De Caribische Plaat (zalmroze) kloksgewijs ingeklemd tussen de Noord-Amerikaanse, Zuid-Amerikaanse, Nazca- en Cocosplaat

Bonaire is het meest oostelijk gelegen eiland van de ABC-eilanden. De geologie van Bonaire beschrijft hoe het eiland is gevormd en welke geologische processen Bonaire het huidige uiterlijk hebben gegeven.

Plaattektonische ligging

bewerken

Bonaire maakt net als het meer westelijker gelegen eiland Curaçao geologisch gezien deel uit van de Caribische Plaat. Deze tektonische plaat wordt begrensd door vier andere tektonische platen; de Noord-Amerikaanse, Cocos-, Nazca en Zuid-Amerikaanse Plaat. De eilanden van de Cariben werden gevormd door de beweging van de plaat en het bijbehorende vulkanisme.

Het basement van Bonaire bestaat uit tektonisch opgeheven sedimenten uit het Krijt, zo'n 100-90 miljoen jaar (Ma) geleden. Bonaire als eiland is gevormd in het Late Krijt en Vroege Tertiair (70-60 Ma), toen de Caribische plaatgrens (de vulkanische boog die de Caribische eilanden in het oosten van het gebied vormde) zich oostwaarts verplaatste. Door subductie en bijbehorende obductieprocessen werden delen van de plaat opgeheven waarbij de hoogste punten ondieper in zee dan wel boven het wateroppervlak kwamen te liggen.

 
Van west naar oost opgelijnd en gevormd door de oostwaartse plaatbeweging van de Caribische langs de Zuid-Amerikaanse plaat; de eilanden Curacao (geheel links), Bonaire en de Venezolaanse eilanden Los Roques.

Gesteenten

bewerken

De gesteenten die op Bonaire voorkomen zijn van sedimentaire en vulkanische oorsprong[1] De sedimentaire gesteenten dateren uit het Krijt (~90-100 miljoen jaar geleden (Ma)) en het Mioceen (~5 Ma). De sedimentaire gesteenten uit het Krijt zijn gelamineerd en scheefgesteld. Deze gesteenten afgezet op ouder vulkanisch gesteente, vermoedelijk gevormd door onderzeese vulkanen in de vorm van kussenlava's en tufsteen. De hoogste toppen van het eiland, Brandaris (241 meter) en Ceru'i Mangel (149 meter) worden gevormd door deze opeenvolging van gesteente.

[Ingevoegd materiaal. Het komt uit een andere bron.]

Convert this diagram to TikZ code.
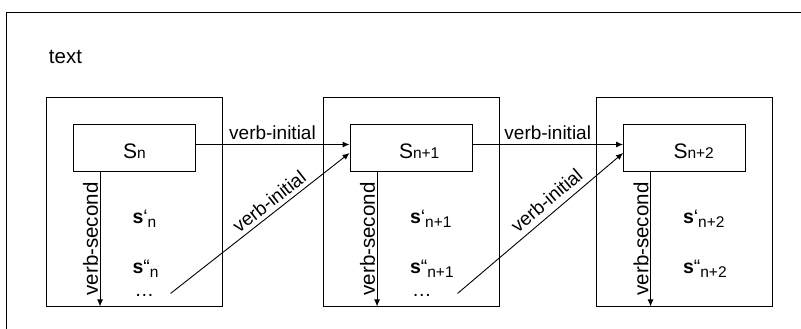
\documentclass[tikz,border=0pt]{standalone}
\usepackage{fontspec}
\setmainfont{Liberation Sans}
\usetikzlibrary{arrows.meta,positioning}
\newcommand{\sidx}[1]{{\fontsize{15.5}{18}\selectfont #1}}
\newcommand{\lidx}[1]{\raisebox{-4pt}{\fontsize{15.5}{18}\selectfont #1}}
\tikzset{
	groupbox/.style={draw, minimum width=176pt, minimum height=209pt, inner sep=0pt},
	sentbox/.style={draw, minimum width=122pt, minimum height=47pt, inner sep=0pt},
	link/.style={-{Latex[length=7pt,width=6pt]}},
	lbl/.style={font=\fontsize{19}{22}\selectfont, inner sep=4pt},
	vlbl/.style={font=\fontsize{20.5}{24}\selectfont, inner sep=1.5pt, rotate=90, anchor=south},
	hlbl/.style={font=\fontsize{21}{24}\selectfont, anchor=base west, inner sep=0pt},
	slbl/.style={font=\fontsize{19.5}{22}\selectfont, anchor=base west, inner sep=0pt},
}
\begin{document}
\begin{tikzpicture}[x=1pt, y=-1pt, line width=0.9pt]
	\useasboundingbox (0,0) rectangle (801,329);
	% frame and title
	\draw (801,12) -- (6,12) -- (6,329);
	\node[lbl, font=\fontsize{20.5}{24}\selectfont, anchor=base west, inner sep=0pt] (title) at (48.5,64) {text};
	% groups
	\node[groupbox] (g1) at (134,201.5) {};
	\node[groupbox] (g2) at (411,201.5) {};
	\node[groupbox] (g3) at (684.5,201.5) {};
	\node[sentbox, below=27pt of g1.north] (s1) {};
	\node[sentbox, below=27pt of g2.north] (s2) {};
	\node[sentbox, below=27pt of g3.north] (s3) {};
	\node[hlbl] (h1) at ([shift={(50,11)}]s1.west) {S\sidx{n}};
	\node[hlbl] (h2) at ([shift={(49,11)}]s2.west) {S\sidx{n+1}};
	\node[hlbl] (h3) at ([shift={(50,11)}]s3.west) {S\sidx{n+2}};
	% variants
	\node[slbl] (a1) at ([shift={(59.5,52)}]s1.south west) {\textbf{s}‘\lidx{n}};
	\node[slbl] (b1) at ([shift={(59.5,102)}]s1.south west) {\textbf{s}“\lidx{n}};
	\node[slbl] (c1) at ([shift={(61.5,125)}]s1.south west) {…};
	\node[slbl] (a2) at ([shift={(60,52)}]s2.south west) {\textbf{s}‘\lidx{n+1}};
	\node[slbl] (b2) at ([shift={(60,102)}]s2.south west) {\textbf{s}“\lidx{n+1}};
	\node[slbl] (c2) at ([shift={(62,125)}]s2.south west) {…};
	\node[slbl] (a3) at ([shift={(59.5,52)}]s3.south west) {\textbf{s}‘\lidx{n+2}};
	\node[slbl] (b3) at ([shift={(59.5,102)}]s3.south west) {\textbf{s}“\lidx{n+2}};
	% verb-second
	\draw[link] ([xshift=27.5pt]s1.south west) -- ([xshift=27.5pt]s1.south west |- g1.south) node[midway, vlbl] {verb-second};
	\draw[link] ([xshift=27.5pt]s2.south west) -- ([xshift=27.5pt]s2.south west |- g2.south) node[midway, vlbl] {verb-second};
	\draw[link] ([xshift=27.5pt]s3.south west) -- ([xshift=27.5pt]s3.south west |- g3.south) node[midway, vlbl] {verb-second};
	% verb-initial
	\draw[link] ([yshift=3pt]s1.east) -- ([yshift=3pt]s2.west) node[midway, above, lbl] {verb-initial};
	\draw[link] ([yshift=3pt]s2.east) -- ([yshift=3pt]s3.west) node[midway, above, lbl] {verb-initial};
	\coordinate (d1) at ([shift={(98,122)}]s1.south west);
	\coordinate (d2) at ([shift={(108,122)}]s2.south west);
	\draw[link] (d1) -- ([yshift=-5.5pt]s2.west) node[pos=0.59, above, sloped, lbl] {verb-initial};
	\draw[link] (d2) -- ([yshift=-5.5pt]s3.west) node[pos=0.59, above, sloped, lbl, inner sep=6pt] {verb-initial};
\end{tikzpicture}
\end{document}
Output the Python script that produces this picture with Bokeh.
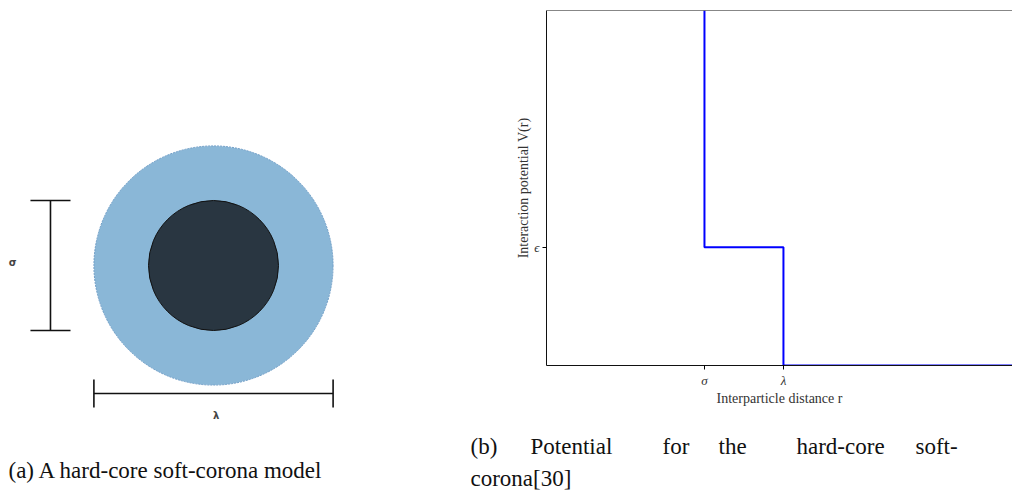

De veel jongere Miocene gesteenten zijn voornamelijk kalkstenen gevormd in het tropische Caribisch gebied. De crème-witte kalkstenen zijn oude riffen die zich vormden op en rondom het huidige Bonaire. De rifkalken bevatten koralen en roodwieren. De afzetting van kalken op het huidige landoppervlak van Bonaire ging door tot ongeveer 110.000 jaar geleden, toen de zeespiegel ongeveer 15 meter hoger stond dan tegenwoordig.

Jongere processen

bewerken
 
Rif en onderwaterfauna rond Klein Bonaire

Sinds het Pleistoceen heeft Bonaire min of meer de huidige vorm en nieuwe gesteenten worden vooral gevormd om het eiland heen; de talrijke riffen vormen de toekomstige gesteenten van het eiland. Processen op het oppervlak van Bonaire zijn vooral erosie, karstvorming en zeespiegelfluctuaties. In de glacialen van het late Pleistoceen stond de zeespiegel lager dan tegenwoordig. Hierdoor konden rivieren op Bonaire het gesteente eroderen en valleien vormen. Deze valleien liggen nu onder de zeespiegel en werden later op sommige plaatsen ingevuld met nieuw koraal en koraaldebris. De baai van Goto en de Slagbaai zijn op deze manier gevormd.

De zeespiegelveranderingen hebben ook de saliñas op Bonaire gevormd. Deze zoutmeren worden commercieel geëxploiteerd voor het zout.